#### Material:
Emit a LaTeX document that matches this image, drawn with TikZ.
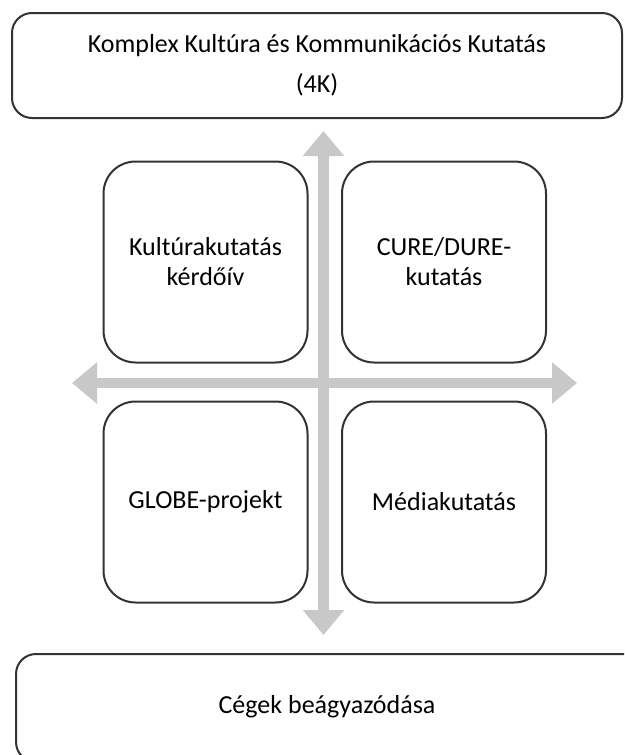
\documentclass[tikz,border=0pt]{standalone}
\usepackage{fontspec}
\setmainfont{Carlito}
\usetikzlibrary{arrows.meta}
\definecolor{arrowgray}{HTML}{C8C8C8}
\definecolor{boxline}{HTML}{333333}
\begin{document}
\begin{tikzpicture}[x=1pt,y=-1pt,
  outerbox/.style={draw=boxline,line width=2pt,fill=white,rounded corners=20pt,align=center,font=\fontsize{26}{40}\selectfont},
  innerbox/.style={draw=boxline,line width=2pt,fill=white,rounded corners=32pt,minimum width=204pt,minimum height=201pt,align=center,font=\fontsize{26}{30}\selectfont,inner sep=0pt},
  bigarrow/.style={draw=arrowgray,line width=10.5pt,{Triangle[width=40pt,length=25pt]}-{Triangle[width=40pt,length=25pt]}}]
\useasboundingbox (0,0) rectangle (624,755);
\clip (0,0) rectangle (624,755);
\fill[white] (0,0) rectangle (624,755);
% arrows
\coordinate (ltip) at (72,383);
\coordinate (rtip) at (577,383);
\coordinate (ttip) at (323.5,131);
\coordinate (btip) at (323.5,635);
\draw[bigarrow] (ltip) -- (rtip);
\draw[bigarrow] (ttip) -- (btip);
% outer boxes
\node[outerbox,minimum width=610pt,minimum height=105pt] (top) at (317,65.5) {Komplex Kultúra és Kommunikációs Kutatás\\(4K)};
\node[outerbox,minimum width=650pt,minimum height=108pt,anchor=west] (bottom) at (15,708) {};
\node[font=\fontsize{26}{30}\selectfont] (btext) at (327,707) {Cégek beágyazódása};
% inner boxes
\node[innerbox] (tl) at (205.5,262) {Kultúrakutatás\\kérdőív};
\node[innerbox] (tr) at (444,262) {CURE/DURE-\\kutatás};
\node[innerbox] (bl) at (205.5,502) {GLOBE-projekt};
\node[innerbox] (br) at (444,502) {Médiakutatás};
\end{tikzpicture}
\end{document}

#### What is expected:
Reproduce the data word for word, excluding its pictures.

#### Response:
Emit a LaTeX document that matches this image, drawn with TikZ.
\documentclass[tikz,border=0pt]{standalone}
\usepackage{fontspec}
\setmainfont{Carlito}
\usetikzlibrary{arrows.meta}
\definecolor{arrowgray}{HTML}{C8C8C8}
\definecolor{boxline}{HTML}{333333}
\begin{document}
\begin{tikzpicture}[x=1pt,y=-1pt,
  outerbox/.style={draw=boxline,line width=2pt,fill=white,rounded corners=20pt,align=center,font=\fontsize{26}{40}\selectfont},
  innerbox/.style={draw=boxline,line width=2pt,fill=white,rounded corners=32pt,minimum width=204pt,minimum height=201pt,align=center,font=\fontsize{26}{30}\selectfont,inner sep=0pt},
  bigarrow/.style={draw=arrowgray,line width=10.5pt,{Triangle[width=40pt,length=25pt]}-{Triangle[width=40pt,length=25pt]}}]
\useasboundingbox (0,0) rectangle (624,755);
\clip (0,0) rectangle (624,755);
\fill[white] (0,0) rectangle (624,755);
% arrows
\coordinate (ltip) at (72,383);
\coordinate (rtip) at (577,383);
\coordinate (ttip) at (323.5,131);
\coordinate (btip) at (323.5,635);
\draw[bigarrow] (ltip) -- (rtip);
\draw[bigarrow] (ttip) -- (btip);
% outer boxes
\node[outerbox,minimum width=610pt,minimum height=105pt] (top) at (317,65.5) {Komplex Kultúra és Kommunikációs Kutatás\\(4K)};
\node[outerbox,minimum width=650pt,minimum height=108pt,anchor=west] (bottom) at (15,708) {};
\node[font=\fontsize{26}{30}\selectfont] (btext) at (327,707) {Cégek beágyazódása};
% inner boxes
\node[innerbox] (tl) at (205.5,262) {Kultúrakutatás\\kérdőív};
\node[innerbox] (tr) at (444,262) {CURE/DURE-\\kutatás};
\node[innerbox] (bl) at (205.5,502) {GLOBE-projekt};
\node[innerbox] (br) at (444,502) {Médiakutatás};
\end{tikzpicture}
\end{document}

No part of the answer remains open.